When should we care about geopolitical risk?
Between Trump, Brexit, and the coming French elections, there’s been a great deal of focus on geopolitical risks and their possible impacts on markets and investors. So how do we deal with geopolitical risk? We believe the answer lies in taking a close look at Cycle, Value and Sentiment.
The power of Cycle, Value and Sentiment
As our clients know, at Russell Investments, we believe in the power of a consistent and coherent investment process to guide us in our asset allocation decision making. Not only does a good investment process paint an insightful picture of where the risks and opportunities lie, it also helps avoid the most common behavioural finance mistakes. However, even a well-thought-out investment process has its limitations. No process can cover everything that potentially impacts financial markets.
Geopolitical events and their associated risk are technically out of scope for our investment process. But that does not mean they’re out of mind.
When we designed our investment process, we settled on three building blocks: Cycle, Value and Sentiment. These building blocks represent what we believe are the three fundamental drivers of investment returns, and are designed to take advantage of potential opportunities. Depending on our investment horizon, we give them different weights to account for their underlying characteristics.
- Cycle covers the medium term.
- Value is the quintessential long-term driver of investment returns.
- Sentiment is short-term oriented.
How Cycle, Value and Sentiment address geopolitical risk
We use Cycle, Value, and Sentiment in our analysis of geopolitical events that have already occurred and geopolitical risks that are still on the horizon.
Outside of a major war, an enormous natural disaster or widespread epidemic, we believe it is unlikely a geopolitical event will have a lasting impact on value.

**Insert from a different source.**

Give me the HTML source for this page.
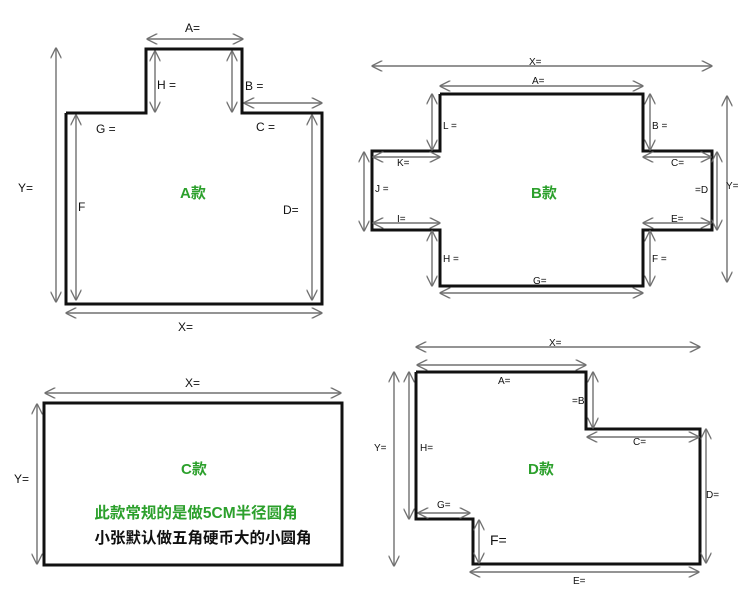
<!DOCTYPE html>
<html><head><meta charset="utf-8">
<style>
html,body{margin:0;padding:0;background:#fff;}
svg{display:block;}
text{font-family:"Liberation Sans","Noto Sans CJK SC",sans-serif;fill:#111;}
.s{fill:none;stroke:#111;stroke-width:3;}
.a{stroke:#707070;stroke-width:1.4;fill:none;marker-start:url(#m);marker-end:url(#m);}
.g{fill:#2ca02c;font-weight:bold;}
</style></head><body>
<svg width="750" height="596" viewBox="0 0 750 596" xmlns="http://www.w3.org/2000/svg">
<defs>
<marker id="m" viewBox="0 0 10 10" refX="9.5" refY="5" markerWidth="11" markerHeight="11" orient="auto-start-reverse" markerUnits="userSpaceOnUse">
<path d="M0,0 L10,5 L0,10" fill="none" stroke="#707070" stroke-width="1.2"/>
</marker>
</defs>

<!-- A -->
<polyline class="s" points="66,113 146,113 146,49 242,49 242,113 322,113 322,304 66,304 66,113"/>
<line class="a" x1="147" y1="39" x2="243" y2="39"/>
<line class="a" x1="155" y1="51" x2="155" y2="112"/>
<line class="a" x1="232" y1="51" x2="232" y2="112"/>
<line class="a" x1="244" y1="103" x2="322" y2="103"/>
<line class="a" x1="76" y1="115" x2="76" y2="300"/>
<line class="a" x1="312" y1="115" x2="312" y2="300"/>
<line class="a" x1="56" y1="48" x2="56" y2="302"/>
<line class="a" x1="66" y1="313" x2="322" y2="313"/>
<g font-size="12">
<text x="185" y="32">A=</text>
<text x="157" y="89">H =</text>
<text x="245" y="90">B =</text>
<text x="96" y="133">G =</text>
<text x="256" y="131">C =</text>
<text x="78" y="211">F</text>
<text x="283" y="214">D=</text>
<text x="18" y="192">Y=</text>
<text x="178" y="331">X=</text>
</g>
<text class="g" x="180" y="198" font-size="15">A款</text>

<!-- B -->
<polyline class="s" points="440,94 643,94 643,151 712,151 712,230 643,230 643,286 440,286 440,230 372,230 372,151 440,151 440,94"/>
<line class="a" x1="372" y1="66" x2="712" y2="66"/>
<line class="a" x1="440" y1="86" x2="643" y2="86"/>
<line class="a" x1="432" y1="94" x2="432" y2="150"/>
<line class="a" x1="650" y1="94" x2="650" y2="150"/>
<line class="a" x1="373" y1="157" x2="440" y2="157"/>
<line class="a" x1="643" y1="157" x2="711" y2="157"/>
<line class="a" x1="364" y1="152" x2="364" y2="231"/>
<line class="a" x1="717" y1="152" x2="717" y2="230"/>
<line class="a" x1="727" y1="96" x2="727" y2="282"/>
<line class="a" x1="373" y1="223" x2="440" y2="223"/>
<line class="a" x1="643" y1="223" x2="711" y2="223"/>
<line class="a" x1="432" y1="231" x2="432" y2="286"/>
<line class="a" x1="650" y1="231" x2="650" y2="286"/>
<line class="a" x1="440" y1="293" x2="643" y2="293"/>
<g font-size="10">
<text x="529" y="65">X=</text>
<text x="532" y="84">A=</text>
<text x="443" y="129">L =</text>
<text x="652" y="129">B =</text>
<text x="397" y="166">K=</text>
<text x="671" y="166">C=</text>
<text x="375" y="192">J =</text>
<text x="695" y="193">=D</text>
<text x="726" y="189">Y=</text>
<text x="397" y="222">I=</text>
<text x="671" y="222">E=</text>
<text x="443" y="262">H =</text>
<text x="652" y="262">F =</text>
<text x="533" y="284">G=</text>
</g>
<text class="g" x="531" y="198" font-size="15">B款</text>

<!-- C -->
<rect class="s" x="44" y="403" width="298" height="162"/>
<line class="a" x1="45" y1="393" x2="341" y2="393"/>
<line class="a" x1="37" y1="404" x2="37" y2="564"/>
<g font-size="12">
<text x="185" y="387">X=</text>
<text x="14" y="483">Y=</text>
</g>
<text class="g" x="181" y="474" font-size="15">C款</text>
<text class="g" x="196" y="518" font-size="15.5" text-anchor="middle">此款常规的是做5CM半径圆角</text>
<text x="203" y="543" font-size="15.5" font-weight="bold" text-anchor="middle">小张默认做五角硬币大的小圆角</text>

<!-- D -->
<polyline class="s" points="416,372 586,372 586,429 700,429 700,564 473,564 473,519 416,519 416,372"/>
<line class="a" x1="416" y1="347" x2="700" y2="347"/>
<line class="a" x1="417" y1="365" x2="586" y2="365"/>
<line class="a" x1="593" y1="372" x2="593" y2="428"/>
<line class="a" x1="587" y1="437" x2="699" y2="437"/>
<line class="a" x1="706" y1="429" x2="706" y2="563"/>
<line class="a" x1="470" y1="572" x2="699" y2="572"/>
<line class="a" x1="479" y1="520" x2="479" y2="563"/>
<line class="a" x1="418" y1="513" x2="470" y2="513"/>
<line class="a" x1="409" y1="372" x2="409" y2="519"/>
<line class="a" x1="394" y1="372" x2="394" y2="566"/>
<g font-size="10">
<text x="549" y="346">X=</text>
<text x="498" y="384">A=</text>
<text x="572" y="404">=B</text>
<text x="633" y="445">C=</text>
<text x="706" y="498">D=</text>
<text x="573" y="584">E=</text>
<text x="437" y="508">G=</text>
<text x="420" y="451">H=</text>
<text x="374" y="451">Y=</text>
</g>
<text x="490" y="545" font-size="14">F=</text>
<text class="g" x="528" y="474" font-size="15">D款</text>
</svg>
</body></html>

Thus, after a geopolitical event we can use our Value scores to indicate if the resulting move in financial markets has been big enough to be meaningful. We can also use our Value score to indicate the potential impact of a geopolitical risk. When markets are expensive, geopolitical risk is to be taken seriously as a possible catalyst for a reversal. In that sense, our Value scores act as a risk indicator for the potential impact of a geopolitical event.
In contrast, geopolitical events and risk are basically par for the course for Sentiment. Our Sentiment scores are specifically designed to respond to market volatility and investor behaviour. As such, Sentiment will tell us whether the change in financial markets was abrupt enough to push investors into a state of euphoria or fear. However, because Sentiment is attuned to the response to a geopolitical event as opposed to the event’s character, it does not answer the question as to why markets are moving. And as such, it does not give us insight into whether the move is warranted or overdone. For that we need Cycle.
When we are confronted with a geopolitical event that is both meaningful and abrupt per our observations in Value and Sentiment, we quickly zoom in on the question at hand: has our outlook for the Cycle changed?
If the geopolitical event or risk is expected to change the course of the business cycle, then we want to reflect that in our Cycle, Value, and Sentiment scores. And because that change would run contrary to the changes in Value and Sentiment, it will automatically validate the geopolitical event as significant enough to warrant caution. Of course, the opposite also holds. If we don’t believe the geopolitical risk or event is significant enough to change our Cycle score, then we automatically allow Value and Sentiment to determine when to respond to market volatility.
So, what are these three building blocks telling us now?
Looking ahead, we believe we are past the peak of geopolitical risk, despite a busy European election calendar.
Both Brexit and the election of Donald Trump were events with a real impact, but neither changed the course of our global cycle score. That may not be the case if Marine le Pen wins the French presidency. However, we continue to believe that election result is unlikely.
And even if it does occur, we believe our investment process will take it into account.